:: Data extract

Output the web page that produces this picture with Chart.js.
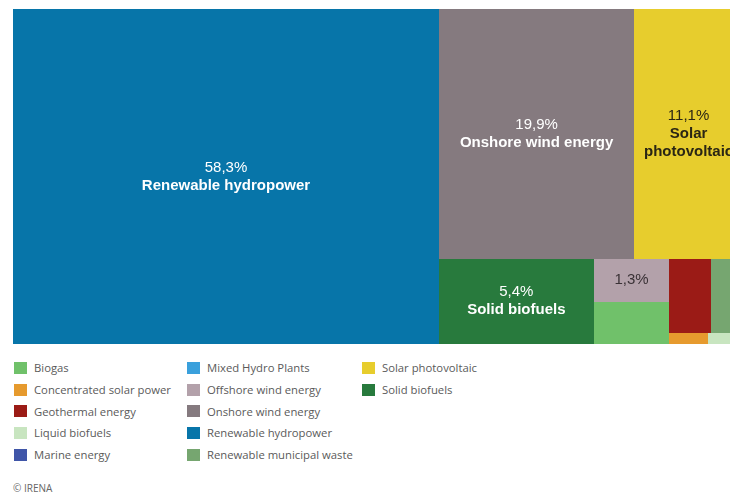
<!DOCTYPE html>
<html>
<head>
<meta charset="utf-8">
<script src="https://cdn.jsdelivr.net/npm/chart.js@4/dist/chart.umd.min.js"></script>
<style>
  html, body { margin: 0; padding: 0; background: #fff; width: 730px; height: 496px; overflow: hidden; }
  #treeBox { position: absolute; left: 13px; top: 9px; width: 730px; height: 335px; }
  #legend {
    position: absolute; left: 14px; top: 357px;
    display: grid; grid-auto-flow: column;
    grid-template-rows: repeat(5, 21.7px);
    grid-template-columns: 173px 175px 200px;
    font-family: "Open Sans", sans-serif; font-size: 11.3px; color: #5a5a5a;
  }
  .item { display: flex; align-items: center; white-space: nowrap; }
  .swatch { width: 13px; height: 12px; margin-right: 7px; flex: none; }
  #credit { position: absolute; left: 13px; top: 481px; font-family: "Open Sans", sans-serif; font-size: 10px; color: #666; }
</style>
</head>
<body>
<div id="treeBox"><canvas id="treeChart"></canvas></div>
<div id="legend"></div>
<div id="credit">© IRENA</div>
<script>
const categories = [
  "Biogas", "Concentrated solar power", "Geothermal energy", "Liquid biofuels",
  "Marine energy", "Mixed Hydro Plants", "Offshore wind energy", "Onshore wind energy",
  "Renewable hydropower", "Renewable municipal waste", "Solar photovoltaic", "Solid biofuels"
];
// share of the total, in %
const shares = [1.31, 0.17, 1.27, 0.12, 0.02, 0.01, 1.33, 19.9, 58.3, 0.98, 11.1, 5.4];
const colours = [
  "#70c16a", "#e69a2e", "#9b1b16", "#c8e5c0", "#3f55a8", "#3aa0dc",
  "#b3a1aa", "#857a7f", "#0775a9", "#76a670", "#e7cd2d", "#287a3d"
];
const textColours = [
  "#333", "#333", "#fff", "#333", "#fff", "#fff",
  "#3a3236", "#fff", "#fff", "#fff", "#2a2614", "#fff"
];

const SLACK = 1.4;      // how much worse a row may get before starting a new one
const LABELLED = 5;     // only the biggest tiles get a label
const LINE = 18;

function worstRatio(row, side) {
  const sum = row.reduce((s, d) => s + d.area, 0);
  const thick = sum / side;
  let worst = 0;
  row.forEach(d => {
    const len = d.area / thick;
    worst = Math.max(worst, len / thick, thick / len);
  });
  return worst;
}

function squarify(items, x, y, w, h) {
  const tiles = [];
  let i = 0;
  while (i < items.length) {
    const side = Math.min(w, h);
    const row = [items[i++]];
    let worst = worstRatio(row, side);
    while (i < items.length) {
      const next = worstRatio(row.concat(items[i]), side);
      if (next > worst * SLACK) break;
      row.push(items[i++]);
      worst = next;
    }
    const thick = row.reduce((s, d) => s + d.area, 0) / side;
    let off = 0;
    row.forEach(d => {
      const len = d.area / thick;
      if (w >= h) tiles.push({ ...d, x: x, y: y + off, w: thick, h: len });
      else tiles.push({ ...d, x: x + off, y: y, w: len, h: thick });
      off += len;
    });
    if (w >= h) { x += thick; w -= thick; } else { y += thick; h -= thick; }
  }
  return tiles;
}

function wrapWords(ctx, text, maxW) {
  const lines = [];
  let cur = "";
  text.split(" ").forEach(word => {
    const test = cur ? cur + " " + word : word;
    if (cur && ctx.measureText(test).width > maxW) {
      lines.push(cur);
      cur = word;
    } else {
      cur = test;
    }
  });
  if (cur) lines.push(cur);
  return lines;
}

const treemapTiles = {
  id: "treemapTiles",
  afterDraw(chart) {
    const { ctx, chartArea } = chart;
    const xs = chart.scales.x, ys = chart.scales.y;
    const W = chartArea.width, H = chartArea.height;
    const total = shares.reduce((a, b) => a + b, 0);
    const items = shares
      .map((v, i) => ({ i: i, v: v, area: v / total * W * H }))
      .filter(d => d.v > 0)
      .sort((a, b) => b.v - a.v);
    const tiles = squarify(items, 0, 0, W, H);

    ctx.save();
    tiles.forEach(t => {
      const x0 = Math.round(xs.getPixelForValue(t.x / W));
      const x1 = Math.round(xs.getPixelForValue((t.x + t.w) / W));
      const y0 = Math.round(ys.getPixelForValue(t.y / H));
      const y1 = Math.round(ys.getPixelForValue((t.y + t.h) / H));
      ctx.fillStyle = colours[t.i];
      ctx.fillRect(x0, y0, x1 - x0, y1 - y0);
    });

    ctx.textAlign = "center";
    ctx.textBaseline = "middle";
    tiles.slice(0, LABELLED).forEach(t => {
      const x0 = xs.getPixelForValue(t.x / W), x1 = xs.getPixelForValue((t.x + t.w) / W);
      const y0 = ys.getPixelForValue(t.y / H), y1 = ys.getPixelForValue((t.y + t.h) / H);
      const cw = x1 - x0, ch = y1 - y0;
      const pct = shares[t.i].toFixed(1).replace(".", ",") + "%";

      ctx.font = "bold 15px 'Liberation Sans', Arial, sans-serif";
      let names = wrapWords(ctx, categories[t.i], cw - 10);
      if ((names.length + 1) * LINE > ch - 6) names = [];

      const lines = [{ text: pct, bold: false }].concat(names.map(n => ({ text: n, bold: true })));
      const cx = (x0 + x1) / 2;
      let ly = (y0 + y1) / 2 - (lines.length - 1) * LINE / 2;
      ctx.fillStyle = textColours[t.i];
      lines.forEach(l => {
        ctx.font = (l.bold ? "bold " : "") + "15px 'Liberation Sans', Arial, sans-serif";
        ctx.fillText(l.text, cx, ly);
        ly += LINE;
      });
    });
    ctx.restore();
  }
};

new Chart(document.getElementById("treeChart"), {
  type: "scatter",
  data: { datasets: [{ data: [] }] },
  options: {
    responsive: true,
    maintainAspectRatio: false,
    animation: false,
    layout: { padding: 0 },
    scales: {
      x: { type: "linear", min: 0, max: 1, display: false },
      y: { type: "linear", min: 0, max: 1, reverse: true, display: false }
    },
    plugins: { legend: { display: false }, tooltip: { enabled: false } }
  },
  plugins: [treemapTiles]
});

// legend, filled column by column
const legend = document.getElementById("legend");
categories.forEach((name, i) => {
  const item = document.createElement("div");
  item.className = "item";
  item.innerHTML = '<span class="swatch" style="background:' + colours[i] + '"></span>' + name;
  legend.appendChild(item);
});
</script>
</body>
</html>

::::

__Aim of the task__:
Keep every word of the data as it is when you write it out, but drop the pictures.

__Exercise solution__:
Output the web page that produces this picture with Chart.js.
<!DOCTYPE html>
<html>
<head>
<meta charset="utf-8">
<script src="https://cdn.jsdelivr.net/npm/chart.js@4/dist/chart.umd.min.js"></script>
<style>
  html, body { margin: 0; padding: 0; background: #fff; width: 730px; height: 496px; overflow: hidden; }
  #treeBox { position: absolute; left: 13px; top: 9px; width: 730px; height: 335px; }
  #legend {
    position: absolute; left: 14px; top: 357px;
    display: grid; grid-auto-flow: column;
    grid-template-rows: repeat(5, 21.7px);
    grid-template-columns: 173px 175px 200px;
    font-family: "Open Sans", sans-serif; font-size: 11.3px; color: #5a5a5a;
  }
  .item { display: flex; align-items: center; white-space: nowrap; }
  .swatch { width: 13px; height: 12px; margin-right: 7px; flex: none; }
  #credit { position: absolute; left: 13px; top: 481px; font-family: "Open Sans", sans-serif; font-size: 10px; color: #666; }
</style>
</head>
<body>
<div id="treeBox"><canvas id="treeChart"></canvas></div>
<div id="legend"></div>
<div id="credit">© IRENA</div>
<script>
const categories = [
  "Biogas", "Concentrated solar power", "Geothermal energy", "Liquid biofuels",
  "Marine energy", "Mixed Hydro Plants", "Offshore wind energy", "Onshore wind energy",
  "Renewable hydropower", "Renewable municipal waste", "Solar photovoltaic", "Solid biofuels"
];
// share of the total, in %
const shares = [1.31, 0.17, 1.27, 0.12, 0.02, 0.01, 1.33, 19.9, 58.3, 0.98, 11.1, 5.4];
const colours = [
  "#70c16a", "#e69a2e", "#9b1b16", "#c8e5c0", "#3f55a8", "#3aa0dc",
  "#b3a1aa", "#857a7f", "#0775a9", "#76a670", "#e7cd2d", "#287a3d"
];
const textColours = [
  "#333", "#333", "#fff", "#333", "#fff", "#fff",
  "#3a3236", "#fff", "#fff", "#fff", "#2a2614", "#fff"
];

const SLACK = 1.4;      // how much worse a row may get before starting a new one
const LABELLED = 5;     // only the biggest tiles get a label
const LINE = 18;

function worstRatio(row, side) {
  const sum = row.reduce((s, d) => s + d.area, 0);
  const thick = sum / side;
  let worst = 0;
  row.forEach(d => {
    const len = d.area / thick;
    worst = Math.max(worst, len / thick, thick / len);
  });
  return worst;
}

function squarify(items, x, y, w, h) {
  const tiles = [];
  let i = 0;
  while (i < items.length) {
    const side = Math.min(w, h);
    const row = [items[i++]];
    let worst = worstRatio(row, side);
    while (i < items.length) {
      const next = worstRatio(row.concat(items[i]), side);
      if (next > worst * SLACK) break;
      row.push(items[i++]);
      worst = next;
    }
    const thick = row.reduce((s, d) => s + d.area, 0) / side;
    let off = 0;
    row.forEach(d => {
      const len = d.area / thick;
      if (w >= h) tiles.push({ ...d, x: x, y: y + off, w: thick, h: len });
      else tiles.push({ ...d, x: x + off, y: y, w: len, h: thick });
      off += len;
    });
    if (w >= h) { x += thick; w -= thick; } else { y += thick; h -= thick; }
  }
  return tiles;
}

function wrapWords(ctx, text, maxW) {
  const lines = [];
  let cur = "";
  text.split(" ").forEach(word => {
    const test = cur ? cur + " " + word : word;
    if (cur && ctx.measureText(test).width > maxW) {
      lines.push(cur);
      cur = word;
    } else {
      cur = test;
    }
  });
  if (cur) lines.push(cur);
  return lines;
}

const treemapTiles = {
  id: "treemapTiles",
  afterDraw(chart) {
    const { ctx, chartArea } = chart;
    const xs = chart.scales.x, ys = chart.scales.y;
    const W = chartArea.width, H = chartArea.height;
    const total = shares.reduce((a, b) => a + b, 0);
    const items = shares
      .map((v, i) => ({ i: i, v: v, area: v / total * W * H }))
      .filter(d => d.v > 0)
      .sort((a, b) => b.v - a.v);
    const tiles = squarify(items, 0, 0, W, H);

    ctx.save();
    tiles.forEach(t => {
      const x0 = Math.round(xs.getPixelForValue(t.x / W));
      const x1 = Math.round(xs.getPixelForValue((t.x + t.w) / W));
      const y0 = Math.round(ys.getPixelForValue(t.y / H));
      const y1 = Math.round(ys.getPixelForValue((t.y + t.h) / H));
      ctx.fillStyle = colours[t.i];
      ctx.fillRect(x0, y0, x1 - x0, y1 - y0);
    });

    ctx.textAlign = "center";
    ctx.textBaseline = "middle";
    tiles.slice(0, LABELLED).forEach(t => {
      const x0 = xs.getPixelForValue(t.x / W), x1 = xs.getPixelForValue((t.x + t.w) / W);
      const y0 = ys.getPixelForValue(t.y / H), y1 = ys.getPixelForValue((t.y + t.h) / H);
      const cw = x1 - x0, ch = y1 - y0;
      const pct = shares[t.i].toFixed(1).replace(".", ",") + "%";

      ctx.font = "bold 15px 'Liberation Sans', Arial, sans-serif";
      let names = wrapWords(ctx, categories[t.i], cw - 10);
      if ((names.length + 1) * LINE > ch - 6) names = [];

      const lines = [{ text: pct, bold: false }].concat(names.map(n => ({ text: n, bold: true })));
      const cx = (x0 + x1) / 2;
      let ly = (y0 + y1) / 2 - (lines.length - 1) * LINE / 2;
      ctx.fillStyle = textColours[t.i];
      lines.forEach(l => {
        ctx.font = (l.bold ? "bold " : "") + "15px 'Liberation Sans', Arial, sans-serif";
        ctx.fillText(l.text, cx, ly);
        ly += LINE;
      });
    });
    ctx.restore();
  }
};

new Chart(document.getElementById("treeChart"), {
  type: "scatter",
  data: { datasets: [{ data: [] }] },
  options: {
    responsive: true,
    maintainAspectRatio: false,
    animation: false,
    layout: { padding: 0 },
    scales: {
      x: { type: "linear", min: 0, max: 1, display: false },
      y: { type: "linear", min: 0, max: 1, reverse: true, display: false }
    },
    plugins: { legend: { display: false }, tooltip: { enabled: false } }
  },
  plugins: [treemapTiles]
});

// legend, filled column by column
const legend = document.getElementById("legend");
categories.forEach((name, i) => {
  const item = document.createElement("div");
  item.className = "item";
  item.innerHTML = '<span class="swatch" style="background:' + colours[i] + '"></span>' + name;
  legend.appendChild(item);
});
</script>
</body>
</html>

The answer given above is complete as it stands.